In her humorous speech, she described the challenges of being short, from people not seeing her to having to ask middle-schoolers to reach items on high shelves.

As Varona-Martinez stood on a box to see over the podium, she exhorted the Class of 2015 to overcome their own shortcomings as she has struggled to do with hers. The graduates must use their education and knowledge to become successful, she added.

"We've been knocked down, time and time again," said Varona-Martinez. "We start believing we don't have what it takes, we've reached our downfall, our rock bottom, our pit. But these shortcomings should not stop you.

"It's just a shortcoming. We adapt. We rise from our gloom and we fight to overcome it. I can't reach things in high places. So what?

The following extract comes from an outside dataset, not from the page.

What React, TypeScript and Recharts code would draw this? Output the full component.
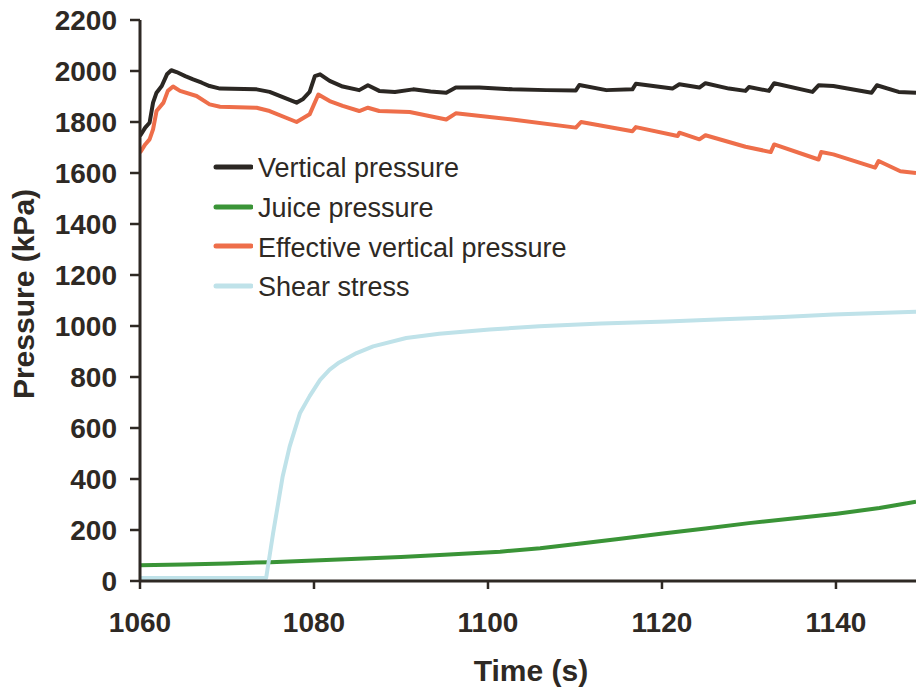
import { LineChart, Line, XAxis, YAxis, Label, Legend } from 'recharts'

// readings taken off the plot, time in s, pressure in kPa
const verticalTime = [
  1060.0, 1060.6, 1061.1, 1061.5, 1061.9, 1062.5, 1063.1, 1063.6, 1064.2, 1065.2, 1066.1, 1067.1, 1068.0,
  1069.2, 1073.4, 1074.9, 1078.0, 1078.7, 1079.5, 1080.1, 1080.7, 1081.8, 1083.3, 1085.2, 1086.2, 1087.5,
  1089.3, 1091.4, 1093.4, 1095.2, 1096.3, 1099.0, 1102.8, 1106.7, 1110.1, 1110.5, 1113.6, 1116.6, 1117.0,
  1121.2, 1122.0, 1124.3, 1125.0, 1127.7, 1129.6, 1130.0, 1132.3, 1132.9, 1137.3, 1138.0, 1139.7, 1144.1,
  1144.7, 1147.2, 1149.2,
]
const verticalKpa = [
  1745, 1778, 1797, 1876, 1915, 1941, 1987, 2003, 1996, 1980, 1967, 1954, 1941,
  1931, 1928, 1918, 1876, 1889, 1918, 1980, 1987, 1961, 1939, 1925, 1944, 1922,
  1918, 1928, 1920, 1915, 1935, 1935, 1928, 1925, 1924, 1945, 1925, 1928, 1950,
  1931, 1948, 1935, 1952, 1931, 1922, 1937, 1922, 1952, 1918, 1944, 1941, 1915,
  1944, 1918, 1915,
]

const juiceTime = [1060, 1065, 1070, 1075, 1080, 1085, 1090, 1095, 1101.4, 1106, 1110.9, 1115, 1120.1, 1125, 1130, 1135, 1140.1, 1145, 1149.2]
const juiceKpa = [62, 65, 69, 74, 80, 87, 94, 103, 115, 128, 148, 165, 186, 206, 227, 245, 264, 286, 311]

const effectiveTime = [
  1060.0, 1060.6, 1061.1, 1061.5, 1061.9, 1062.7, 1063.2, 1063.8, 1064.6, 1066.5, 1068.0, 1069.2, 1073.4,
  1074.9, 1078.0, 1079.5, 1080.5, 1081.8, 1083.3, 1085.2, 1086.2, 1087.5, 1091.0, 1095.2, 1096.3, 1102.8,
  1110.1, 1110.7, 1116.6, 1117.0, 1121.8, 1122.0, 1124.3, 1125.0, 1129.6, 1132.5, 1132.9, 1138.0, 1138.3,
  1139.7, 1144.5, 1144.9, 1147.4, 1149.2,
]
const effectiveKpa = [
  1680, 1712, 1732, 1771, 1843, 1876, 1922, 1939, 1922, 1902, 1869, 1860, 1856,
  1843, 1800, 1830, 1908, 1882, 1863, 1843, 1856, 1843, 1839, 1810, 1834, 1810,
  1778, 1800, 1764, 1780, 1745, 1758, 1732, 1748, 1703, 1682, 1712, 1653, 1682,
  1673, 1621, 1647, 1607, 1600,
]

const shearTime = [
  1060, 1074.5, 1075.3, 1076.4, 1077.2, 1078.4, 1079.5, 1080.7, 1081.8, 1082.9, 1084.9, 1086.8, 1090.6,
  1094.4, 1100.2, 1105.9, 1113, 1120.6, 1127, 1133.9, 1139.7, 1144, 1149.2,
]
const shearKpa = [
  12, 12, 187, 410, 527, 659, 725, 789, 829, 857, 894, 920, 953,
  970, 986, 999, 1010, 1018, 1026, 1035, 1045, 1050, 1056,
]

const timeTicks = [1060, 1080, 1100, 1120, 1140]
const pressureTicks = [0, 200, 400, 600, 800, 1000, 1200, 1400, 1600, 1800, 2000, 2200]

const seriesNames = ['Vertical pressure', 'Juice pressure', 'Effective vertical pressure', 'Shear stress']
const seriesColors = ['#2b2723', '#3a9437', '#ee6e4a', '#bfe2e9']

const zip = (ts: number[], vs: number[]) => ts.map((t, i) => ({ t, v: vs[i] }))

const ink = '#2e2924'
const font = '"Liberation Sans", Arial, sans-serif'

function TimeTitle() {
  return (
    <text x={531} y={681} textAnchor="middle" fontFamily={font} fontWeight="bold" fontSize={30} fill={ink}>
      Time (s)
    </text>
  )
}

function PressureTitle() {
  return (
    <text
      x={34}
      y={294}
      transform="rotate(-90, 34, 294)"
      textAnchor="middle"
      fontFamily={font}
      fontWeight="bold"
      fontSize={30}
      fill={ink}
    >
      Pressure (kPa)
    </text>
  )
}

function LegendBox() {
  return (
    <div style={{ fontFamily: font, fontSize: 27, color: ink }}>
      {seriesNames.map((name, i) => (
        <div key={name} style={{ display: 'flex', alignItems: 'center', height: 39.8, whiteSpace: 'nowrap' }}>
          <svg width={40} height={8} style={{ display: 'block' }}>
            <line x1={3} y1={4} x2={38} y2={4} stroke={seriesColors[i]} strokeWidth={5} strokeLinecap="round" />
          </svg>
          <span style={{ marginLeft: 5, lineHeight: '40px', position: 'relative', top: 1 }}>{name}</span>
        </div>
      ))}
    </div>
  )
}

export default function App() {
  const series = [
    zip(verticalTime, verticalKpa),
    zip(juiceTime, juiceKpa),
    zip(effectiveTime, effectiveKpa),
    zip(shearTime, shearKpa),
  ]

  return (
    <div style={{ position: 'absolute', left: 0, top: 0 }}>
      <LineChart width={916} height={693} margin={{ top: 20, right: 0, bottom: 0, left: 0 }}>
        <XAxis
          dataKey="t"
          type="number"
          domain={[1060, 1149.2]}
          ticks={timeTicks}
          allowDataOverflow
          height={112}
          tickSize={8}
          tickMargin={23}
          axisLine={{ stroke: ink, strokeWidth: 3 }}
          tickLine={{ stroke: ink, strokeWidth: 2.5 }}
          tick={{ fill: ink, fontSize: 28, fontWeight: 'bold', fontFamily: font }}
        >
          <Label content={<TimeTitle />} />
        </XAxis>
        <YAxis
          type="number"
          domain={[0, 2200]}
          ticks={pressureTicks}
          width={140}
          tickSize={10}
          tickMargin={13}
          axisLine={{ stroke: ink, strokeWidth: 3 }}
          tickLine={{ stroke: ink, strokeWidth: 2.5 }}
          tick={{ fill: ink, fontSize: 28, fontWeight: 'bold', fontFamily: font }}
        >
          <Label content={<PressureTitle />} />
        </YAxis>
        <Legend
          layout="horizontal"
          verticalAlign="middle"
          align="center"
          content={<LegendBox />}
          wrapperStyle={{ left: 213, top: 147, width: 380, height: 160 }}
        />
        {series.map((data, i) => (
          <Line
            key={seriesNames[i]}
            data={data}
            dataKey="v"
            name={seriesNames[i]}
            type="linear"
            stroke={seriesColors[i]}
            strokeWidth={4}
            strokeLinejoin="round"
            dot={false}
            activeDot={false}
            isAnimationActive={false}
          />
        ))}
      </LineChart>
    </div>
  )
}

I get on a ladder and climb it."

Ponce, 17, took a more serious tone in her speech, pointing out the benefits of actually being able to receive an education. Many people in the world don't have that opportunity, said Ponce, and long for it. Ponce moved to Kingman last year from Montana and is undecided in her career choice.

She described Malala Yousafzai, a Pakistani who was shot in the head at age 14 for defying the Taliban and pursuing her education after they closed the schools.

She also talked about her parents, Joe and Ari, who came to the U.S. from Mexico. Ari received a fourth-grade education, and Joe graduated from middle school there.

"I am grateful that a country and high school like this has created so many opportunities for us," said Ponce. "The United States has given people the chance to succeed as long as they strive for it. That is why so many people have the desire to come here. They want a life they couldn't possibly dream of back home."